- **Task**:
Answer with one number only: the number of lines that contain "this".

[START OF Material provided]

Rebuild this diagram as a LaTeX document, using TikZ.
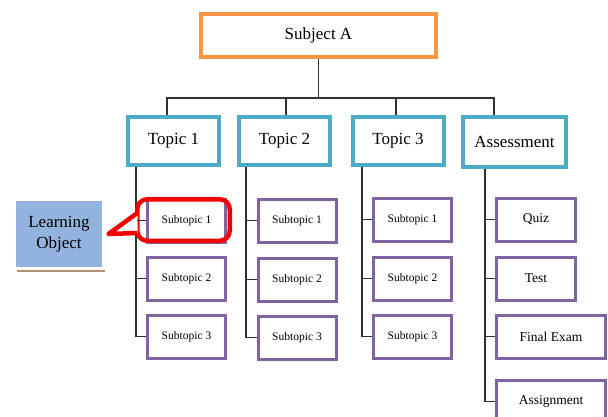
\documentclass[tikz,border=0pt]{standalone}
\usepackage{fontspec}
\setmainfont{Liberation Serif}
\usetikzlibrary{shadows}
\definecolor{subjorange}{HTML}{F79646}
\definecolor{topicteal}{HTML}{4BACC6}
\definecolor{subpurple}{HTML}{8064A2}
\definecolor{loblue}{HTML}{93B3DE}
\definecolor{linkgray}{HTML}{303030}
\definecolor{markred}{HTML}{F20000}

\begin{document}
\begin{tikzpicture}[x=1pt, y=-1pt,
  link/.style={draw=linkgray, line width=1.4pt},
  subjbox/.style={draw=subjorange, line width=4pt, fill=white,
    minimum width=235, minimum height=43, inner sep=0pt,
    font=\fontsize{17}{20}\selectfont},
  topicbox/.style={draw=topicteal, line width=4pt, fill=white,
    minimum width=91, minimum height=48, inner sep=0pt,
    font=\fontsize{17}{20}\selectfont},
  subbox/.style={draw=subpurple, line width=3pt, fill=white,
    minimum width=78, minimum height=43, inner sep=0pt,
    font=\fontsize{11.5}{13}\selectfont},
  taskbox/.style={subbox, font=\fontsize{13.5}{16}\selectfont},
  lobox/.style={draw=white, line width=2.5pt, fill=loblue,
    minimum width=88.5, minimum height=68.5, align=center, inner sep=0pt,
    font=\fontsize{17}{21}\selectfont,
    drop shadow={shadow xshift=2pt, shadow yshift=-3.5pt,
                 fill=brown!60!gray, opacity=0.85}},
  markline/.style={draw=markred, line width=4.5pt, line join=round},
  markbox/.style={markline, rounded corners=10pt,
    minimum width=92.5, minimum height=41.5, inner sep=0pt}
  ]

\clip (0,0) rectangle (608,416);

% --- Subject ---
\node[subjbox] (subj) at (318.5,35.5) {Subject A};

% --- Topics ---
\node[topicbox] (t1) at (173.5,141) {Topic 1};
\node[topicbox] (t2) at (284.5,141) {Topic 2};
\node[topicbox] (t3) at (398,141) {Topic 3};
\node[topicbox, minimum width=103, minimum height=50] (t4) at (514.5,142) {Assessment};

% Bus from subject to topics
\draw[link] (subj.south) -- ++(0,39) coordinate (bus);
\draw[link] ([xshift=-6.5pt]t1.north) |- (bus) -| ([xshift=-20.5pt]t4.north);
\draw[link] ([xshift=1.5pt]t2.north) -- ([xshift=1.5pt]t2.north |- bus);
\draw[link] ([xshift=-2pt]t3.north) -- ([xshift=-2pt]t3.north |- bus);

% --- Topic 1 subtopics ---
\node[subbox] (s11) at (186.5,220.5) {Subtopic 1};
\node[subbox] (s12) at (186.5,278.5) {Subtopic 2};
\node[subbox] (s13) at (186.5,336.5) {Subtopic 3};
\coordinate (sp1) at ([xshift=-10pt]s11.west);
\draw[link] (sp1 |- t1.south) |- (s13.west);
\draw[link] (s11.west) -- (s11.west -| sp1);
\draw[link] (s12.west) -- (s12.west -| sp1);

% --- Topic 2 subtopics ---
\node[subbox] (s21) at (297,220.5) {Subtopic 1};
\node[subbox] (s22) at (297,279.5) {Subtopic 2};
\node[subbox] (s23) at (297,337.5) {Subtopic 3};
\coordinate (sp2) at ([xshift=-10.5pt]s21.west);
\draw[link] (sp2 |- t2.south) |- (s23.west);
\draw[link] (s21.west) -- (s21.west -| sp2);
\draw[link] (s22.west) -- (s22.west -| sp2);

% --- Topic 3 subtopics ---
\node[subbox] (s31) at (412.5,219.5) {Subtopic 1};
\node[subbox] (s32) at (412.5,278.5) {Subtopic 2};
\node[subbox] (s33) at (412.5,336.5) {Subtopic 3};
\coordinate (sp3) at ([xshift=-10pt]s31.west);
\draw[link] (sp3 |- t3.south) |- (s33.west);
\draw[link] (s31.west) -- (s31.west -| sp3);
\draw[link] (s32.west) -- (s32.west -| sp3);

% --- Assessment tasks ---
\node[taskbox, minimum width=79] (a1) at (536,219.5) {Quiz};
\node[taskbox, minimum width=79] (a2) at (536,278.5) {Test};
\node[taskbox, minimum width=109] (a3) at (551,336.5) {Final Exam};
\node[taskbox, minimum width=109] (a4) at (551,401.5) {Assignment};
\coordinate (sp4) at ([xshift=-10pt]a1.west);
\draw[link] (sp4 |- t4.south) |- (a4.west);
\draw[link] (a1.west) -- (a1.west -| sp4);
\draw[link] (a2.west) -- (a2.west -| sp4);
\draw[link] (a3.west) -- (a3.west -| sp4);

% --- Learning object callout ---
\node[lobox] (lo) at (59,234) {Learning\\Object};
\node[markbox] (mark) at (183.5,220) {};
\coordinate (tip) at ([xshift=4pt]lo.east);
\fill[white] (tip) -- ([xshift=2.6pt,yshift=7pt]mark.west)
  -- ([xshift=2.6pt,yshift=-13pt]mark.west) -- cycle;
\draw[markline] ([xshift=2.3pt,yshift=7pt]mark.west) -- (tip)
  -- ([xshift=2.3pt,yshift=-13pt]mark.west);
\draw[link] (s11.west) -- ([xshift=2.4pt]mark.west |- s11.west);

\end{tikzpicture}
\end{document}
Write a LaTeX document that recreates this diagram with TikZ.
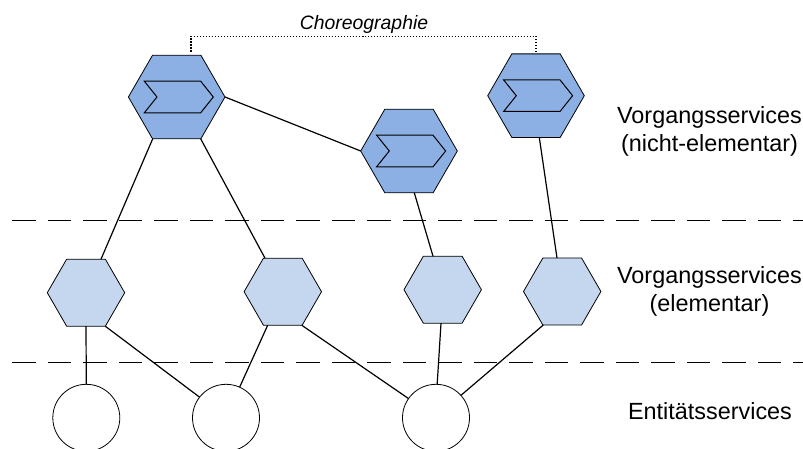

[END OF Material provided]

- **Reply to the task**:
2